The other great nub of disagreement is a clause forcing unions to justify going to arbitration if collective wage bargaining talks reach an impasse. Unions would have to produce an extensive report backed up by figures usually only available from government ministries.
“These
cannot be supplied in under nine or ten months,” says Karageorgopoulos. “Imagine
having to set the wages for 2018-20 and having to wait until the end of the
year to set them… In effect collective wage bargaining is annulled.”
Collective
wage bargaining used to be the norm in the Greek workplace. So powerful were
unions, the agreements they struck for their members were automatically applied
to non-union labour was well.
Greece’s
eight-year recession, which wiped out a quarter of its economy, changed all
that. A February 2012 reform abolished collective wage bargaining, effectively
silencing unions. Minimum wage dropped by 22 percent to 586 euros ($650).
Τhe last
conservative administration, in 2012-14, even effectively eliminated the public
sector’s right to strike by ordering transport workers and teachers to work on
pain of imprisonment. It cited a law that gave the government special powers to
protect the public interest.
Unions
fear that the rights workers lost during the deepest recession in a developed
postwar economy will now remain compromised in the name of growth.
The
leftwing Syriza party, which came to power in 2015 vowing to end austerity,
restored collective wage bargaining this year, but introduced new conditions.
“Employers
had to prove they represent more than 50 percent of a given industry in order to
sit down and negotiate wages for that industry,” says Yannis Tasioulas, head of
the construction workers’ union, who spoke to Al Jazeera at the protest. “If
they didn’t prove this, no collective wage bargaining was necessary.”
He says
New Democracy is further eroding employers’ obligations. “Now New Democracy is
adding a clause that allows exceptions to collective wage agreements even when
they are struck.

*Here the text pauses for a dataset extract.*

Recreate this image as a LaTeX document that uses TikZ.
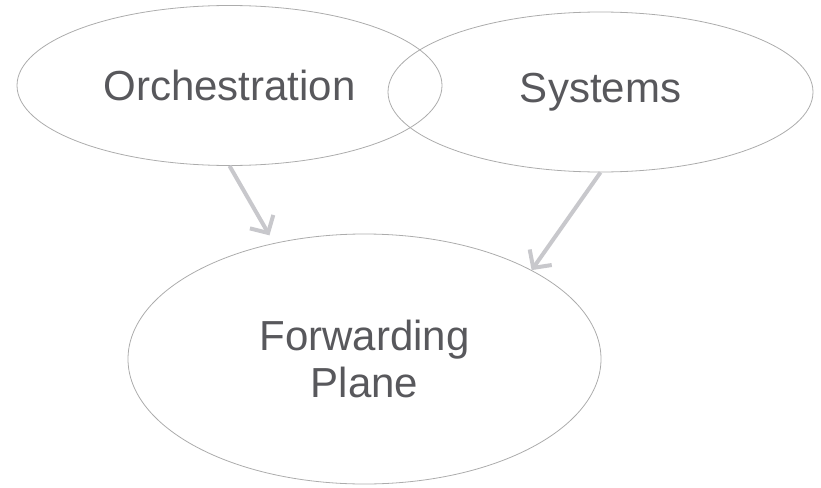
\documentclass[tikz,border=0pt]{standalone}
\usepackage{fontspec}
\setmainfont{Liberation Sans}
\usetikzlibrary{arrows.meta,shapes.geometric}
\definecolor{rim}{RGB}{172,172,172}
\definecolor{ink}{RGB}{88,88,92}
\definecolor{link}{RGB}{200,200,204}
\begin{document}
\begin{tikzpicture}[x=1pt,y=-1pt,
  bubble/.style={ellipse, draw=rim, line width=0.8pt, inner sep=0pt,
    text=ink, align=center, font=\fontsize{42}{46.6}\selectfont},
  feed/.style={draw=link, line width=4pt,
    -{Straight Barb[length=13pt, width=27pt, line width=4pt]}}]
\useasboundingbox (0,0) rectangle (821,487);

% the three ellipses
\node[bubble, minimum width=425pt, minimum height=160pt] (orch) at (229.5,85.5) {Orchestration};
\node[bubble, minimum width=425pt, minimum height=160pt] (sys) at (600.5,92) {Systems};
\node[bubble, minimum width=473pt, minimum height=250pt] (fwd) at (364.5,359) {Forwarding\\Plane};

% connectors into the forwarding plane
\draw[feed, shorten >=9pt] (orch.south) -- (fwd.128);
\draw[feed] (sys.south) -- (fwd.28);
\end{tikzpicture}
\end{document}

An employer can declare they are bankrupt, for instance.”
Yiorgos
Christophorou, head of the workers’ union at telecoms equipment Nokia, describes
the cumulative effect of these reforms.
“There are fewer wage agreements in
the telecoms sector – there used to be five or six, now there’s one,” he says. “Exceptions
to wage agreements essentially means everyone can create their own economic
zone.”
Like
Syriza, New Democracy has vowed to end austerity. Unlike Syriza, it is not
attempting this by confronting Eurozone members, who own two thirds of Greek
debt and largely set its economic reforms.
Instead,
Prime Minister Kyriakos Mitsotakis has promised to double current growth rates
to four percent by lowering taxes and stimulating the economy. A key promise is
to lower workers’ social security costs from 20 percent of income to 15
percent.
“Over-regulation
and asphyxiating oversight in the name of worker protection actually produces
the opposite result,” Mitsotakis told the Thessaloniki International Fair this
month. “The marketplace reacts by making working conditions over-eleastic… by
moving workers to a black labour market or under-reporting their hours.”
Mitsotakis
has promised to come down hard on employers who don’t pay their workers’ full
social security costs and protect workers’ rights. But unions believe that
should be their job, not the government’s.